TASK STATEMENT: Starting at the first line of the listing below, repeat each line exactly until the line containing "[8.98], [700], [24.4]", which you include. Leave out pictures.

________________________________________

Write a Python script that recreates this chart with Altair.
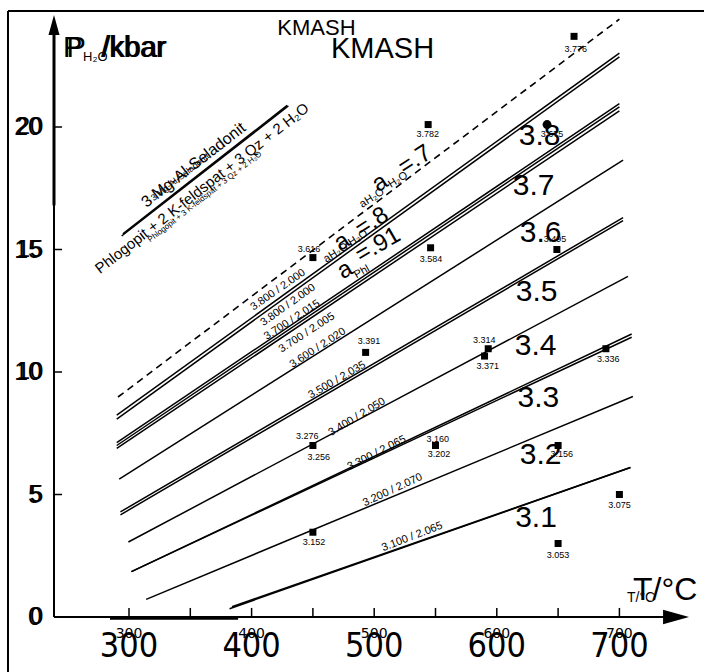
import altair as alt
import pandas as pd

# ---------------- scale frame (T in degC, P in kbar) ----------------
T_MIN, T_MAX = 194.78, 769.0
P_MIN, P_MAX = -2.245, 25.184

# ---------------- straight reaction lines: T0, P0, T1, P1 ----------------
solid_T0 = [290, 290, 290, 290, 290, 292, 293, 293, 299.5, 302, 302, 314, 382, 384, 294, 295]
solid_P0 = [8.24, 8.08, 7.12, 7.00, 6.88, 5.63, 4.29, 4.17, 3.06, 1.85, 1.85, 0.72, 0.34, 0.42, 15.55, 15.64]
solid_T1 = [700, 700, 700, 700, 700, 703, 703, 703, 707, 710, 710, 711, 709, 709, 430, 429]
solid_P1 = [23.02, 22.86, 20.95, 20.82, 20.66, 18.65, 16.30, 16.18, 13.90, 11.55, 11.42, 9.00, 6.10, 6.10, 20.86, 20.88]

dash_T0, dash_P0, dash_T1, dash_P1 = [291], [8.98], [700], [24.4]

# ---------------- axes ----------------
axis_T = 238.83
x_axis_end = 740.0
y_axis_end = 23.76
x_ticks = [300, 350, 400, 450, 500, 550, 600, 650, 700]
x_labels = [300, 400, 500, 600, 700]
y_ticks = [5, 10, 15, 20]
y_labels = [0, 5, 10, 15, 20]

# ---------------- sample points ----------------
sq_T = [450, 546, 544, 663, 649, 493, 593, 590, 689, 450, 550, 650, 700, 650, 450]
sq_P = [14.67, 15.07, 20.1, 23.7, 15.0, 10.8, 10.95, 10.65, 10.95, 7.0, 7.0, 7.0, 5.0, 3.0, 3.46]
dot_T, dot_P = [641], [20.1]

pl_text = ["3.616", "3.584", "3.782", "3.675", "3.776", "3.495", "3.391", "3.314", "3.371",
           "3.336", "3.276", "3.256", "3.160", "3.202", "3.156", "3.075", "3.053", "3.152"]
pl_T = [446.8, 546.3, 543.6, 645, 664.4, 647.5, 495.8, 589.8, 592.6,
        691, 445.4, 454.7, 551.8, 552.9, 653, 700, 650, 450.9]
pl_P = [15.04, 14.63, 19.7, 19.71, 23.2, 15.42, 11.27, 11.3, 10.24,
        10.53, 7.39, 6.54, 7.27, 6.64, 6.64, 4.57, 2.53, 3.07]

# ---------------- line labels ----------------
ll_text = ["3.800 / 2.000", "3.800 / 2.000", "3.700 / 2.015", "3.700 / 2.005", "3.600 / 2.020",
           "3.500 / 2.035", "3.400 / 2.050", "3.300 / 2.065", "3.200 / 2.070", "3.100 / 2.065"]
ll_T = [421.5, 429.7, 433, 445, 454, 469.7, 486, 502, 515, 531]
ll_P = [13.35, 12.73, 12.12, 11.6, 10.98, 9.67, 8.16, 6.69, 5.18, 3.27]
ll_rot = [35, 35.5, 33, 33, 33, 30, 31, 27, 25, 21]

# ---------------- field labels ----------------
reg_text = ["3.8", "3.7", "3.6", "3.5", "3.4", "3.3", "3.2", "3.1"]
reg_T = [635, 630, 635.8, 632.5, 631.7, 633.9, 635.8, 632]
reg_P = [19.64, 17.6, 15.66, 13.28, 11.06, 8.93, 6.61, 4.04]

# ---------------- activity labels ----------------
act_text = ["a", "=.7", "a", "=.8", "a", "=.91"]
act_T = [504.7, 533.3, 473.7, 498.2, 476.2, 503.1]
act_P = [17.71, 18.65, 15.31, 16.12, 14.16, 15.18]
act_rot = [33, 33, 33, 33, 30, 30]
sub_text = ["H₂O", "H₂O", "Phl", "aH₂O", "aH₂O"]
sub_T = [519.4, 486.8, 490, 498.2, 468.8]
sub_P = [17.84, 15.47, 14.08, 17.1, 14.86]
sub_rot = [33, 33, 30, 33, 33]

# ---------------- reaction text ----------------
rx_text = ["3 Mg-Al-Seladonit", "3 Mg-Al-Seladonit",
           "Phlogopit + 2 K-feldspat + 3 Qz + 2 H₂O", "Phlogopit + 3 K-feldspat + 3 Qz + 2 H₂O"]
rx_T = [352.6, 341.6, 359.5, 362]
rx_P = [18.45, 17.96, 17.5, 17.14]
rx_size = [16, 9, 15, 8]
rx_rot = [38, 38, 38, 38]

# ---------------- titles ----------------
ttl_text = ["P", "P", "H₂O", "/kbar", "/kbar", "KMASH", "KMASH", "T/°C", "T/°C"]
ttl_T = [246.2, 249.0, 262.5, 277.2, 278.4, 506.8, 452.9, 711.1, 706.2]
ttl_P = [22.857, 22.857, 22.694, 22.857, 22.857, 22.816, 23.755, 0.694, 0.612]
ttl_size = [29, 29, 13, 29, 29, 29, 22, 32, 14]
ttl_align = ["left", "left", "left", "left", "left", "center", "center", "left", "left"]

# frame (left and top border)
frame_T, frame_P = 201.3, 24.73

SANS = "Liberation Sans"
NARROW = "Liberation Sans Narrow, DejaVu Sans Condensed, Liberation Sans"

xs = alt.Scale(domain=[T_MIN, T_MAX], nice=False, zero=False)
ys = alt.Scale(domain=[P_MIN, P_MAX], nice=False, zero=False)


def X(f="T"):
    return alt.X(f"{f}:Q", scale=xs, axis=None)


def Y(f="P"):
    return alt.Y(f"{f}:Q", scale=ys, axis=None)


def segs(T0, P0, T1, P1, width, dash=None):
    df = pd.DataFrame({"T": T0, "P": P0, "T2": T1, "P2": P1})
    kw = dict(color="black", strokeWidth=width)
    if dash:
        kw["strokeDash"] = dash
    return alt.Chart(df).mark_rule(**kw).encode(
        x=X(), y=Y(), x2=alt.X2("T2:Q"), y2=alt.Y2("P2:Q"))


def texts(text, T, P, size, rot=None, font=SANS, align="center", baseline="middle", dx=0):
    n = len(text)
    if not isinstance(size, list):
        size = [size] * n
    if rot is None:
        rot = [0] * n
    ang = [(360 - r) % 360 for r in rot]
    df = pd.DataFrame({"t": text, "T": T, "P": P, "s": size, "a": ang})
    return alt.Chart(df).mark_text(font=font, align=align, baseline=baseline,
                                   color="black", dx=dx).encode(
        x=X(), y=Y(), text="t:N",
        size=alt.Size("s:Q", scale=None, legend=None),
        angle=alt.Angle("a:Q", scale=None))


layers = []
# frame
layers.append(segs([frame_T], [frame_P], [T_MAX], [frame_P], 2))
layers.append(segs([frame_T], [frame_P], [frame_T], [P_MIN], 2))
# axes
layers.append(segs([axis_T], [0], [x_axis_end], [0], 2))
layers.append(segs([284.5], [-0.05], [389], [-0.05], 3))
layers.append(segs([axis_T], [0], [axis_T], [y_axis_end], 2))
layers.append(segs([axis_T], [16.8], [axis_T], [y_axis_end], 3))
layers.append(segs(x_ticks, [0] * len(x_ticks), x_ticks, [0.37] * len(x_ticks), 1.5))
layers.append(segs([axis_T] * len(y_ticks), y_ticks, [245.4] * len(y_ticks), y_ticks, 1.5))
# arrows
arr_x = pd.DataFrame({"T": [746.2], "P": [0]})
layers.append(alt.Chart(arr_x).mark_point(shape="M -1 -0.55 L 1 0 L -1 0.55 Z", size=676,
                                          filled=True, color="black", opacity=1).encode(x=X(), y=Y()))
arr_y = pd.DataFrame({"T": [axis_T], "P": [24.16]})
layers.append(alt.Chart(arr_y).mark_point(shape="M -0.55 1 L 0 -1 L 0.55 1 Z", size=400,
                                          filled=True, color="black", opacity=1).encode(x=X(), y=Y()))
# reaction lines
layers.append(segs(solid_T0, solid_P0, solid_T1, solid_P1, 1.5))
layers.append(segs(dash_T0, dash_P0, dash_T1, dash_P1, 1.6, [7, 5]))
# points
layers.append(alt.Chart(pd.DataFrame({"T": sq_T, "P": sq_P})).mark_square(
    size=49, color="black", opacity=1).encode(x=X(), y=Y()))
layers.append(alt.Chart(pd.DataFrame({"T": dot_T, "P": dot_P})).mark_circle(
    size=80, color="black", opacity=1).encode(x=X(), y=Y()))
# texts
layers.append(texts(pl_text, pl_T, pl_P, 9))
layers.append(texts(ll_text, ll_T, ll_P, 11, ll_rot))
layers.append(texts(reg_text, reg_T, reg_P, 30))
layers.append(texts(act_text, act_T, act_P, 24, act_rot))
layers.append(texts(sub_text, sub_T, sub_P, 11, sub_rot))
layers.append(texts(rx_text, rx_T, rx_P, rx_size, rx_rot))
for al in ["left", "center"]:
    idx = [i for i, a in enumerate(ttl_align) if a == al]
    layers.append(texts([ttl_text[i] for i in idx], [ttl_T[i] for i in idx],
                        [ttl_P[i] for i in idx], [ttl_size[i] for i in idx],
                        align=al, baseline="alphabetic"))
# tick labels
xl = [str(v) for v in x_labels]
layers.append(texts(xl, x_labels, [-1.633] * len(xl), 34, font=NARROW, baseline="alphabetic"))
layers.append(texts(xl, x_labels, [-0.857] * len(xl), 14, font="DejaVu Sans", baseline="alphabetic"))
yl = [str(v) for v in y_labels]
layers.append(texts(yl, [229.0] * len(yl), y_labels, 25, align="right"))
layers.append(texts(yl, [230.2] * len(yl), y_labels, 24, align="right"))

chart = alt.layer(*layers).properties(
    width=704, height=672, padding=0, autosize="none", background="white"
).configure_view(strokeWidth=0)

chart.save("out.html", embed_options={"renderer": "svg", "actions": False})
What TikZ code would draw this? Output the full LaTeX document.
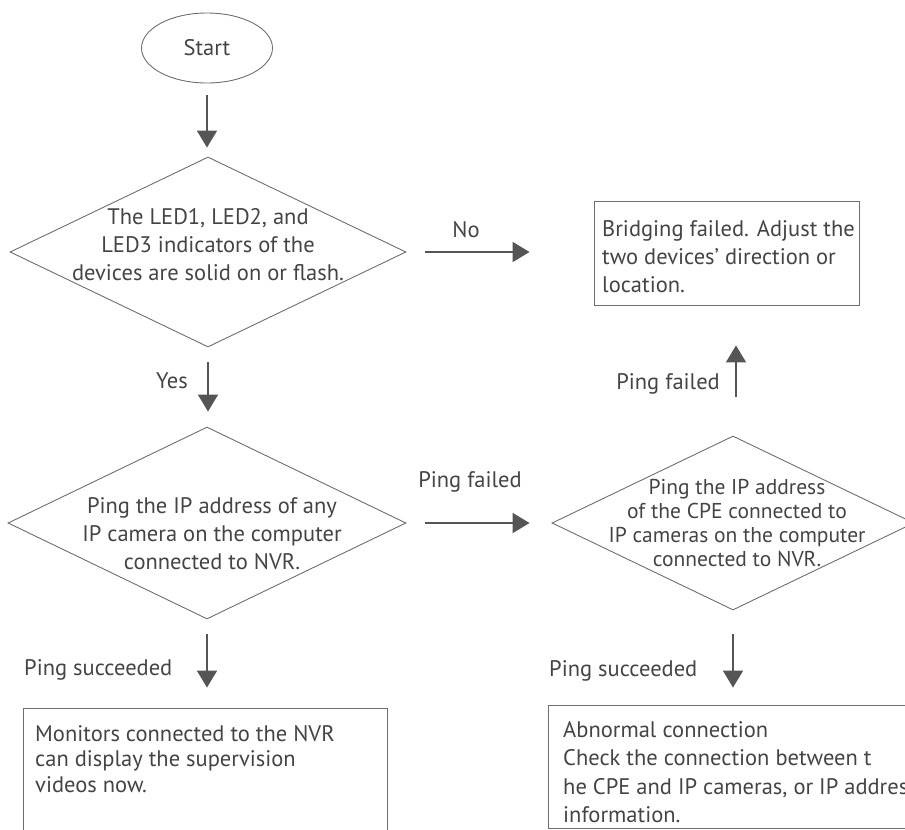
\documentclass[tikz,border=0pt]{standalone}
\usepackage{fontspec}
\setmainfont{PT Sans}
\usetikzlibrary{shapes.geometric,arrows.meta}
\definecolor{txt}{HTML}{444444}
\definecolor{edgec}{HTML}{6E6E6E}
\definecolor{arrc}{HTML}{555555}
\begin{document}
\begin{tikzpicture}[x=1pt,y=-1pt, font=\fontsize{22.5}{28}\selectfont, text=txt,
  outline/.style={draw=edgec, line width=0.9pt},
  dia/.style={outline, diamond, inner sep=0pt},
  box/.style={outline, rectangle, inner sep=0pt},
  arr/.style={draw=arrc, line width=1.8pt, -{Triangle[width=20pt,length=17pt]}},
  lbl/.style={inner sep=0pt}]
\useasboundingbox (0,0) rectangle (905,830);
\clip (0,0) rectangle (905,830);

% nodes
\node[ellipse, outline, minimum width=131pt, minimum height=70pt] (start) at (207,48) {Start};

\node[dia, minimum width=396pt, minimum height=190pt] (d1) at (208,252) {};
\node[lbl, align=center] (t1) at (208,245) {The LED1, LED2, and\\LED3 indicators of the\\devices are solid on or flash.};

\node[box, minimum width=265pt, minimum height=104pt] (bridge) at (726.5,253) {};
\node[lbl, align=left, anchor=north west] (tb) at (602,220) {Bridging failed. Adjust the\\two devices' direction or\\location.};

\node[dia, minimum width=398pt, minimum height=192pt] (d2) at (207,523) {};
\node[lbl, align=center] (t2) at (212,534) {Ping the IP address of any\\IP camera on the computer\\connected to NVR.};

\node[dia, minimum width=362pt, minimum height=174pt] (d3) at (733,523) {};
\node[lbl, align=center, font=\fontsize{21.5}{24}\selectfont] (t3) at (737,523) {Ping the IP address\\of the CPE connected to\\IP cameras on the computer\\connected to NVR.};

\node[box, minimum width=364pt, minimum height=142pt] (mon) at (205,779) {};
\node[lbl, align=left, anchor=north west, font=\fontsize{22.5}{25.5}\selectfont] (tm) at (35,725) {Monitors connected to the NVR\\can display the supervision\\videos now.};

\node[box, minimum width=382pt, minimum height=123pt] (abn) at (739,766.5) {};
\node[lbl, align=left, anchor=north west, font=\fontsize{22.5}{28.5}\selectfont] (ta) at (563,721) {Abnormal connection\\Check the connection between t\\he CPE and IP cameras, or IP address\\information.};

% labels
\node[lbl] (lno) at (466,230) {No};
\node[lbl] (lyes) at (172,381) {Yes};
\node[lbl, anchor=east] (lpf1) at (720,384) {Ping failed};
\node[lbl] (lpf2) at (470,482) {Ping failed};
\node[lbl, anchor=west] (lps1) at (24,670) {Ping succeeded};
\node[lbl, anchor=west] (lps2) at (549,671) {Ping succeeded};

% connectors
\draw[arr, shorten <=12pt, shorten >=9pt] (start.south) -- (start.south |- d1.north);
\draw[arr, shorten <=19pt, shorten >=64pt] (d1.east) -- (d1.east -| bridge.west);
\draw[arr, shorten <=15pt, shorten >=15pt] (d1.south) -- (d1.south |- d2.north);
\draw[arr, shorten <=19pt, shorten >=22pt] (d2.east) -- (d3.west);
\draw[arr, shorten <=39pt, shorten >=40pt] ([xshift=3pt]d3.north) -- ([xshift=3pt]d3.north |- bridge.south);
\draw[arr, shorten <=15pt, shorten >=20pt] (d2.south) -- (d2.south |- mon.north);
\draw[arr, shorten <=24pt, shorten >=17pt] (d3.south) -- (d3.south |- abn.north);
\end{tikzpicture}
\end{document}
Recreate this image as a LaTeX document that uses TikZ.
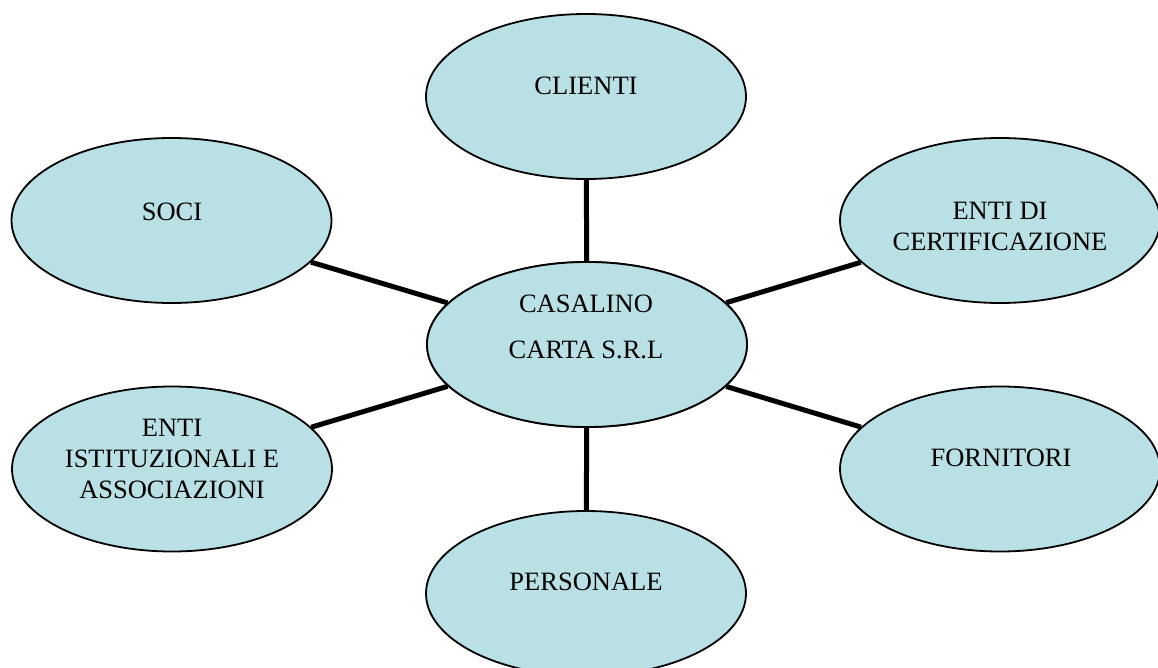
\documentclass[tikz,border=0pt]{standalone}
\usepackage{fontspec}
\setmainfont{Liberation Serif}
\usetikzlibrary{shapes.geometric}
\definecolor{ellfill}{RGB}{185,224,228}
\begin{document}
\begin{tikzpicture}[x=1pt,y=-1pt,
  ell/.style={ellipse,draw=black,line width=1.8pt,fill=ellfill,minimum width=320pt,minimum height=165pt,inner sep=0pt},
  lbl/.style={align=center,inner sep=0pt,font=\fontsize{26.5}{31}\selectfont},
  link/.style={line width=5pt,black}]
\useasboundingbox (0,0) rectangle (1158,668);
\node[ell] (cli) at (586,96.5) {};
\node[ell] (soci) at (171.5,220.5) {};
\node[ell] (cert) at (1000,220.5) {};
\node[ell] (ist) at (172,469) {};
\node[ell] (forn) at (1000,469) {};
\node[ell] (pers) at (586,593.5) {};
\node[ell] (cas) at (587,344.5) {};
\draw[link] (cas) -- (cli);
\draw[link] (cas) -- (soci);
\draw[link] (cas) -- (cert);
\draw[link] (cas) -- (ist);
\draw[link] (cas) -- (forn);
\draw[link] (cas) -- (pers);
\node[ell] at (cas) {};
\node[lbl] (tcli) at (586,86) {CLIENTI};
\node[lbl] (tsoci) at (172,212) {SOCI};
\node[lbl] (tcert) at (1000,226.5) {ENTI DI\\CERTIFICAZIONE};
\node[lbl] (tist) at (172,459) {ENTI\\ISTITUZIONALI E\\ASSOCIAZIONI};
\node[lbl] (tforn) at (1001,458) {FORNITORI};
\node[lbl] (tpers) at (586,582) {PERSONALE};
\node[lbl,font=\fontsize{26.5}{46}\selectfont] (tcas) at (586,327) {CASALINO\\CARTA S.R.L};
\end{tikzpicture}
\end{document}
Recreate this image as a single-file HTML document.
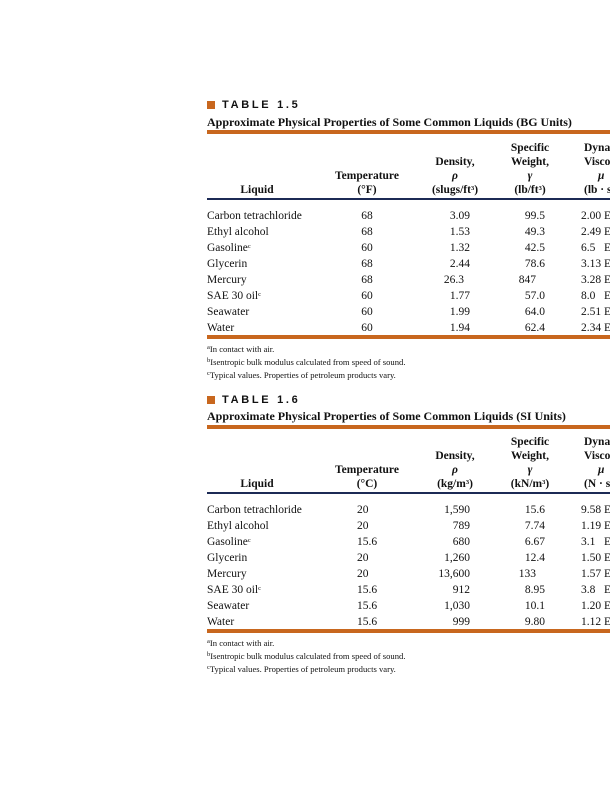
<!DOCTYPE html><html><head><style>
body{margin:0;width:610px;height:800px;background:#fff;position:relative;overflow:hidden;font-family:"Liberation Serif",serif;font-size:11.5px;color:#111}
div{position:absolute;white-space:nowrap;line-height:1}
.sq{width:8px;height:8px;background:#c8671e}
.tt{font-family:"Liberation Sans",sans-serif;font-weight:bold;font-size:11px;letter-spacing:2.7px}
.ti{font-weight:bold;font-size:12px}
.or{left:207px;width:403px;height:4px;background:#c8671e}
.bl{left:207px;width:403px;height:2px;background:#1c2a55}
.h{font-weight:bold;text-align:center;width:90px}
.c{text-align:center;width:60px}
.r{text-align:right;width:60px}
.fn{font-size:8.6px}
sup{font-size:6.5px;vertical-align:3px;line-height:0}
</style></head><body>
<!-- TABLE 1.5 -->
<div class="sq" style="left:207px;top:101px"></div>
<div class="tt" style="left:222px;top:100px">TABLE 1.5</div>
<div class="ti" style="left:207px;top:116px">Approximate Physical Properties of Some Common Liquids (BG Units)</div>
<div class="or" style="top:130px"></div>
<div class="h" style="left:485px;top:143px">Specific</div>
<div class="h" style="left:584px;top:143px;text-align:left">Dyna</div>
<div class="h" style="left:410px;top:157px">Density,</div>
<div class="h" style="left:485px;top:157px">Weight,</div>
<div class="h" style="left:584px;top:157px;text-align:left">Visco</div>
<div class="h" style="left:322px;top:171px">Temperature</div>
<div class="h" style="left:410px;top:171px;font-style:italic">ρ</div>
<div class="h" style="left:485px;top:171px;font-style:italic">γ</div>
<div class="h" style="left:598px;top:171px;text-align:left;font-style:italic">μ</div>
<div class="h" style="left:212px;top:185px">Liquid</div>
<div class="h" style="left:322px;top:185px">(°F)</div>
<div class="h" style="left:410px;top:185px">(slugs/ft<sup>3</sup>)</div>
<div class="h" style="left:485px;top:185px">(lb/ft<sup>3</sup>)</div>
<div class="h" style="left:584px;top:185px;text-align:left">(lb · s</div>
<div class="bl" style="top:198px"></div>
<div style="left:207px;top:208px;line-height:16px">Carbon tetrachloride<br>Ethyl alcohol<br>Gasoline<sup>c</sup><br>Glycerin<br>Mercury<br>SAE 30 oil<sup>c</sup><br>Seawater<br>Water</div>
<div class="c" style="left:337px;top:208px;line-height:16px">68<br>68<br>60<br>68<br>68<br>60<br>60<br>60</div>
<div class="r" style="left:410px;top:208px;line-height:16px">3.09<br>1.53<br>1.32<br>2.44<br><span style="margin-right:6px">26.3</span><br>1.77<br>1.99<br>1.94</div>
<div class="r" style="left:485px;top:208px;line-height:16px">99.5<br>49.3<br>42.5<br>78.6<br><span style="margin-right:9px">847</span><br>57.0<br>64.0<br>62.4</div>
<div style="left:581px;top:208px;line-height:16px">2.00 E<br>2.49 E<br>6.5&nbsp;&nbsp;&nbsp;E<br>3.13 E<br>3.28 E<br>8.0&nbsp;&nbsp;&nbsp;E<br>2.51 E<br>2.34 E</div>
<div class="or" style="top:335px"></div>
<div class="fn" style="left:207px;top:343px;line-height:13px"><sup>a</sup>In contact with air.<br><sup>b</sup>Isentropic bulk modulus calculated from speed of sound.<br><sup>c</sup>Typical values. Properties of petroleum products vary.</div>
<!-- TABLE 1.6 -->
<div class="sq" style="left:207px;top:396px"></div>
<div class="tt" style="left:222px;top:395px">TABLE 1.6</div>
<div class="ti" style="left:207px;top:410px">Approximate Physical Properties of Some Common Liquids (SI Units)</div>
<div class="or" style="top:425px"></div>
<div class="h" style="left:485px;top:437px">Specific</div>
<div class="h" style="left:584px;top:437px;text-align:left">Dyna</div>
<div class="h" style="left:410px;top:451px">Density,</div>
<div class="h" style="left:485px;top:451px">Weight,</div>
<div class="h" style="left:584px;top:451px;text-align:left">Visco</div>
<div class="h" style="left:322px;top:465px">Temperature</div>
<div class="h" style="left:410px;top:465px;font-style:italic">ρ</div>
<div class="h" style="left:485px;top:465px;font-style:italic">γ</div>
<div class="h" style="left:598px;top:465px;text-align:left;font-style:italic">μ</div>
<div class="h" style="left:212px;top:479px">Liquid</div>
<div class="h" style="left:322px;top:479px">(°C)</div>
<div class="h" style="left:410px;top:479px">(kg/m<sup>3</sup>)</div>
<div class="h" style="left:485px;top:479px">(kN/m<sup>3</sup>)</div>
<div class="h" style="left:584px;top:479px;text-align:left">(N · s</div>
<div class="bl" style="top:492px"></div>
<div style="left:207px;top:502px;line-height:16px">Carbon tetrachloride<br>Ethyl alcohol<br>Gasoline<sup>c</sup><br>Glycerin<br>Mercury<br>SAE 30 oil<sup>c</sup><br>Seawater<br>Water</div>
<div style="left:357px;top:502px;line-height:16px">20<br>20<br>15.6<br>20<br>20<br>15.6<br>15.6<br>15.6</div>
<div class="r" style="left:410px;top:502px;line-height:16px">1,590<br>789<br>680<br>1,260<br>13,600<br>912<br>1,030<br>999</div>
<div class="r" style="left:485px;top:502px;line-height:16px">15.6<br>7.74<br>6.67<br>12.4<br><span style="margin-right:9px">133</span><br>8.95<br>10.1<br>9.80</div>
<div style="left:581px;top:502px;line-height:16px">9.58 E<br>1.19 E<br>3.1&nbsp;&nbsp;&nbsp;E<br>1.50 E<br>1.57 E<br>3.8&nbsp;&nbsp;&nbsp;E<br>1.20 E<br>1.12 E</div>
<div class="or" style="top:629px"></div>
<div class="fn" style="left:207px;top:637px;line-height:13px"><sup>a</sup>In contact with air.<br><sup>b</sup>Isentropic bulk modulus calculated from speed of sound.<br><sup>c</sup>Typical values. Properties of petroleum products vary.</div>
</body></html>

________________________________________

FINISHED TASK:
Write a Python script that recreates this chart with Altair.
import altair as alt
import pandas as pd

# ---------------- scale frame (T in degC, P in kbar) ----------------
T_MIN, T_MAX = 194.78, 769.0
P_MIN, P_MAX = -2.245, 25.184

# ---------------- straight reaction lines: T0, P0, T1, P1 ----------------
solid_T0 = [290, 290, 290, 290, 290, 292, 293, 293, 299.5, 302, 302, 314, 382, 384, 294, 295]
solid_P0 = [8.24, 8.08, 7.12, 7.00, 6.88, 5.63, 4.29, 4.17, 3.06, 1.85, 1.85, 0.72, 0.34, 0.42, 15.55, 15.64]
solid_T1 = [700, 700, 700, 700, 700, 703, 703, 703, 707, 710, 710, 711, 709, 709, 430, 429]
solid_P1 = [23.02, 22.86, 20.95, 20.82, 20.66, 18.65, 16.30, 16.18, 13.90, 11.55, 11.42, 9.00, 6.10, 6.10, 20.86, 20.88]

dash_T0, dash_P0, dash_T1, dash_P1 = [291], [8.98], [700], [24.4]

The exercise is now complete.